··· Provided material ···
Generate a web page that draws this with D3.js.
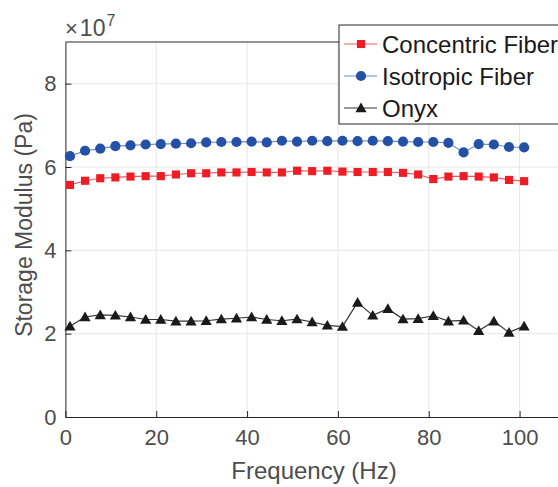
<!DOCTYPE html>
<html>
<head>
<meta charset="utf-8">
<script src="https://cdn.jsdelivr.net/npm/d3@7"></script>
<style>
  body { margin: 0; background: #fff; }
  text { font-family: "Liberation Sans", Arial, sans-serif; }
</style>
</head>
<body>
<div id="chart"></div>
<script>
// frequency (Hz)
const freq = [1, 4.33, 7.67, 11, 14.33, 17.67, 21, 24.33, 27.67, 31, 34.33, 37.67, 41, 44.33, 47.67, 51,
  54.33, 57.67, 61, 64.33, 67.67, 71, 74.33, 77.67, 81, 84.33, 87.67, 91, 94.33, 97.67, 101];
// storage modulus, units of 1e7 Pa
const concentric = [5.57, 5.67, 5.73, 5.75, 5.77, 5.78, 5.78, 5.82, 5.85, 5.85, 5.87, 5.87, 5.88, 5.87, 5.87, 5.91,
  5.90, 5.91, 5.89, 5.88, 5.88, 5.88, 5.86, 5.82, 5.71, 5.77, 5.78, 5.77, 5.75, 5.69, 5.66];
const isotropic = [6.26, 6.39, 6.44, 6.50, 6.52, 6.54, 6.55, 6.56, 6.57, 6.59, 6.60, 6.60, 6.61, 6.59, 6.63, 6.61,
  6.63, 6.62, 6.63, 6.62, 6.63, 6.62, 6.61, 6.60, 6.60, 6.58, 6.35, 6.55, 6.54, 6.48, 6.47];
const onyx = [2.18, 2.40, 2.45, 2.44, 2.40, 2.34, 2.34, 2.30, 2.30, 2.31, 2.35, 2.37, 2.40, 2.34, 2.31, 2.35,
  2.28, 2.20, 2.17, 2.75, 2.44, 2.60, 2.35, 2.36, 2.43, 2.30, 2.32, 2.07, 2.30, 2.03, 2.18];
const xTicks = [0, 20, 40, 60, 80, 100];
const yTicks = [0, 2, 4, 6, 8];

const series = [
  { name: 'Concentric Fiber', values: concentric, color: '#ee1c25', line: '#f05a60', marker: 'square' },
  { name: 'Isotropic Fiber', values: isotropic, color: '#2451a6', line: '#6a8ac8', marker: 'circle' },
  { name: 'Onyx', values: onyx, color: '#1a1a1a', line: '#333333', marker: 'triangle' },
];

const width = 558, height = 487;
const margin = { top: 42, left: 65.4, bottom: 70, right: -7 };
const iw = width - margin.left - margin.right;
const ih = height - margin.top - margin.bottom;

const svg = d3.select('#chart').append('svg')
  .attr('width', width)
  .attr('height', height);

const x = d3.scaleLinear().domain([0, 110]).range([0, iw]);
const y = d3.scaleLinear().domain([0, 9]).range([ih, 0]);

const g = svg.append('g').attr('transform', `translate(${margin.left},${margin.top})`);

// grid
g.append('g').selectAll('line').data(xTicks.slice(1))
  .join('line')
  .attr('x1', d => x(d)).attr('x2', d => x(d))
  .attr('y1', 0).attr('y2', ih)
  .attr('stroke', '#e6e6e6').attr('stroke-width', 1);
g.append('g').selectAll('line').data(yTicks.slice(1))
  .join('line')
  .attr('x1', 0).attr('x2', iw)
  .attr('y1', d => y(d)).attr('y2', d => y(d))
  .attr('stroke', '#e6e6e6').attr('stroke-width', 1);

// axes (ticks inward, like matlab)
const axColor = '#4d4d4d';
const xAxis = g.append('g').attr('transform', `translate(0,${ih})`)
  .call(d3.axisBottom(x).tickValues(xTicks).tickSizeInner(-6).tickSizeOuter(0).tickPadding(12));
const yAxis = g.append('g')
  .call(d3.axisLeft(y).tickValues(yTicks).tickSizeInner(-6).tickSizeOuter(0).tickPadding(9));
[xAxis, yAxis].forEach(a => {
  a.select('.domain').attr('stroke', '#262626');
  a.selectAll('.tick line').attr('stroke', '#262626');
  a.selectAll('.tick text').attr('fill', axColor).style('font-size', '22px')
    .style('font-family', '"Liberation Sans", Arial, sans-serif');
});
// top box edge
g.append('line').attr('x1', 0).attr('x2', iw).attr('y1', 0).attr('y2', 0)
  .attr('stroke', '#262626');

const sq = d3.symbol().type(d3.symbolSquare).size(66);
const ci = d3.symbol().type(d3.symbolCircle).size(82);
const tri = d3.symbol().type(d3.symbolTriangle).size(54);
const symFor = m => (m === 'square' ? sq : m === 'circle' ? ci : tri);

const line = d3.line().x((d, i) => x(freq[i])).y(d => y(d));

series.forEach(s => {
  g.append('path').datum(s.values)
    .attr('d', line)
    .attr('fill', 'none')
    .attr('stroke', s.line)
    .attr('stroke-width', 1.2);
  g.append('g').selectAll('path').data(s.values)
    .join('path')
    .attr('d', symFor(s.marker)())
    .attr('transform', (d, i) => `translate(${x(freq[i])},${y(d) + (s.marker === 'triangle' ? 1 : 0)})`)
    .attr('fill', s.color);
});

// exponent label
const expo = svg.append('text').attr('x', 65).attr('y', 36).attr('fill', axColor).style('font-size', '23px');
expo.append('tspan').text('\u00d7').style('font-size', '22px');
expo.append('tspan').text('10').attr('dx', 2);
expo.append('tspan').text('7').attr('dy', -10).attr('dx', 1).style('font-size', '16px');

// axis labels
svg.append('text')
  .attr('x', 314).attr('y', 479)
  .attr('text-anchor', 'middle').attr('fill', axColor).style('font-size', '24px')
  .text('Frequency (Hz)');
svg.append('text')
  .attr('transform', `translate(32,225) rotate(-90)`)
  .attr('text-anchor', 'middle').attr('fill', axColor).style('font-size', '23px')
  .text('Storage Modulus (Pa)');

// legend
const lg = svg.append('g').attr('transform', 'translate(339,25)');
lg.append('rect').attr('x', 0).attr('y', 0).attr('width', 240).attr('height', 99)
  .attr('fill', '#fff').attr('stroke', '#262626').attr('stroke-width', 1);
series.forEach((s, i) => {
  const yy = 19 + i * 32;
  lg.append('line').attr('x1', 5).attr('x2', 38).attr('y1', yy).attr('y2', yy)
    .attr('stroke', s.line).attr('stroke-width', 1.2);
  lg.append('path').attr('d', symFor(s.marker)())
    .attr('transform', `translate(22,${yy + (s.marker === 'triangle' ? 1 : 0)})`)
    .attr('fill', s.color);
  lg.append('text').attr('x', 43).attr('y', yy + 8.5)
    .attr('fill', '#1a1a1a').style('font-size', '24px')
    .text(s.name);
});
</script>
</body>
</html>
···
◆ **Aim**
Repeat all of the data above word for word, minus the pictures.

◆ **Full response**
Generate a web page that draws this with D3.js.
<!DOCTYPE html>
<html>
<head>
<meta charset="utf-8">
<script src="https://cdn.jsdelivr.net/npm/d3@7"></script>
<style>
  body { margin: 0; background: #fff; }
  text { font-family: "Liberation Sans", Arial, sans-serif; }
</style>
</head>
<body>
<div id="chart"></div>
<script>
// frequency (Hz)
const freq = [1, 4.33, 7.67, 11, 14.33, 17.67, 21, 24.33, 27.67, 31, 34.33, 37.67, 41, 44.33, 47.67, 51,
  54.33, 57.67, 61, 64.33, 67.67, 71, 74.33, 77.67, 81, 84.33, 87.67, 91, 94.33, 97.67, 101];
// storage modulus, units of 1e7 Pa
const concentric = [5.57, 5.67, 5.73, 5.75, 5.77, 5.78, 5.78, 5.82, 5.85, 5.85, 5.87, 5.87, 5.88, 5.87, 5.87, 5.91,
  5.90, 5.91, 5.89, 5.88, 5.88, 5.88, 5.86, 5.82, 5.71, 5.77, 5.78, 5.77, 5.75, 5.69, 5.66];
const isotropic = [6.26, 6.39, 6.44, 6.50, 6.52, 6.54, 6.55, 6.56, 6.57, 6.59, 6.60, 6.60, 6.61, 6.59, 6.63, 6.61,
  6.63, 6.62, 6.63, 6.62, 6.63, 6.62, 6.61, 6.60, 6.60, 6.58, 6.35, 6.55, 6.54, 6.48, 6.47];
const onyx = [2.18, 2.40, 2.45, 2.44, 2.40, 2.34, 2.34, 2.30, 2.30, 2.31, 2.35, 2.37, 2.40, 2.34, 2.31, 2.35,
  2.28, 2.20, 2.17, 2.75, 2.44, 2.60, 2.35, 2.36, 2.43, 2.30, 2.32, 2.07, 2.30, 2.03, 2.18];
const xTicks = [0, 20, 40, 60, 80, 100];
const yTicks = [0, 2, 4, 6, 8];

const series = [
  { name: 'Concentric Fiber', values: concentric, color: '#ee1c25', line: '#f05a60', marker: 'square' },
  { name: 'Isotropic Fiber', values: isotropic, color: '#2451a6', line: '#6a8ac8', marker: 'circle' },
  { name: 'Onyx', values: onyx, color: '#1a1a1a', line: '#333333', marker: 'triangle' },
];

const width = 558, height = 487;
const margin = { top: 42, left: 65.4, bottom: 70, right: -7 };
const iw = width - margin.left - margin.right;
const ih = height - margin.top - margin.bottom;

const svg = d3.select('#chart').append('svg')
  .attr('width', width)
  .attr('height', height);

const x = d3.scaleLinear().domain([0, 110]).range([0, iw]);
const y = d3.scaleLinear().domain([0, 9]).range([ih, 0]);

const g = svg.append('g').attr('transform', `translate(${margin.left},${margin.top})`);

// grid
g.append('g').selectAll('line').data(xTicks.slice(1))
  .join('line')
  .attr('x1', d => x(d)).attr('x2', d => x(d))
  .attr('y1', 0).attr('y2', ih)
  .attr('stroke', '#e6e6e6').attr('stroke-width', 1);
g.append('g').selectAll('line').data(yTicks.slice(1))
  .join('line')
  .attr('x1', 0).attr('x2', iw)
  .attr('y1', d => y(d)).attr('y2', d => y(d))
  .attr('stroke', '#e6e6e6').attr('stroke-width', 1);

// axes (ticks inward, like matlab)
const axColor = '#4d4d4d';
const xAxis = g.append('g').attr('transform', `translate(0,${ih})`)
  .call(d3.axisBottom(x).tickValues(xTicks).tickSizeInner(-6).tickSizeOuter(0).tickPadding(12));
const yAxis = g.append('g')
  .call(d3.axisLeft(y).tickValues(yTicks).tickSizeInner(-6).tickSizeOuter(0).tickPadding(9));
[xAxis, yAxis].forEach(a => {
  a.select('.domain').attr('stroke', '#262626');
  a.selectAll('.tick line').attr('stroke', '#262626');
  a.selectAll('.tick text').attr('fill', axColor).style('font-size', '22px')
    .style('font-family', '"Liberation Sans", Arial, sans-serif');
});
// top box edge
g.append('line').attr('x1', 0).attr('x2', iw).attr('y1', 0).attr('y2', 0)
  .attr('stroke', '#262626');

const sq = d3.symbol().type(d3.symbolSquare).size(66);
const ci = d3.symbol().type(d3.symbolCircle).size(82);
const tri = d3.symbol().type(d3.symbolTriangle).size(54);
const symFor = m => (m === 'square' ? sq : m === 'circle' ? ci : tri);

const line = d3.line().x((d, i) => x(freq[i])).y(d => y(d));

series.forEach(s => {
  g.append('path').datum(s.values)
    .attr('d', line)
    .attr('fill', 'none')
    .attr('stroke', s.line)
    .attr('stroke-width', 1.2);
  g.append('g').selectAll('path').data(s.values)
    .join('path')
    .attr('d', symFor(s.marker)())
    .attr('transform', (d, i) => `translate(${x(freq[i])},${y(d) + (s.marker === 'triangle' ? 1 : 0)})`)
    .attr('fill', s.color);
});

// exponent label
const expo = svg.append('text').attr('x', 65).attr('y', 36).attr('fill', axColor).style('font-size', '23px');
expo.append('tspan').text('\u00d7').style('font-size', '22px');
expo.append('tspan').text('10').attr('dx', 2);
expo.append('tspan').text('7').attr('dy', -10).attr('dx', 1).style('font-size', '16px');

// axis labels
svg.append('text')
  .attr('x', 314).attr('y', 479)
  .attr('text-anchor', 'middle').attr('fill', axColor).style('font-size', '24px')
  .text('Frequency (Hz)');
svg.append('text')
  .attr('transform', `translate(32,225) rotate(-90)`)
  .attr('text-anchor', 'middle').attr('fill', axColor).style('font-size', '23px')
  .text('Storage Modulus (Pa)');

// legend
const lg = svg.append('g').attr('transform', 'translate(339,25)');
lg.append('rect').attr('x', 0).attr('y', 0).attr('width', 240).attr('height', 99)
  .attr('fill', '#fff').attr('stroke', '#262626').attr('stroke-width', 1);
series.forEach((s, i) => {
  const yy = 19 + i * 32;
  lg.append('line').attr('x1', 5).attr('x2', 38).attr('y1', yy).attr('y2', yy)
    .attr('stroke', s.line).attr('stroke-width', 1.2);
  lg.append('path').attr('d', symFor(s.marker)())
    .attr('transform', `translate(22,${yy + (s.marker === 'triangle' ? 1 : 0)})`)
    .attr('fill', s.color);
  lg.append('text').attr('x', 43).attr('y', yy + 8.5)
    .attr('fill', '#1a1a1a').style('font-size', '24px')
    .text(s.name);
});
</script>
</body>
</html>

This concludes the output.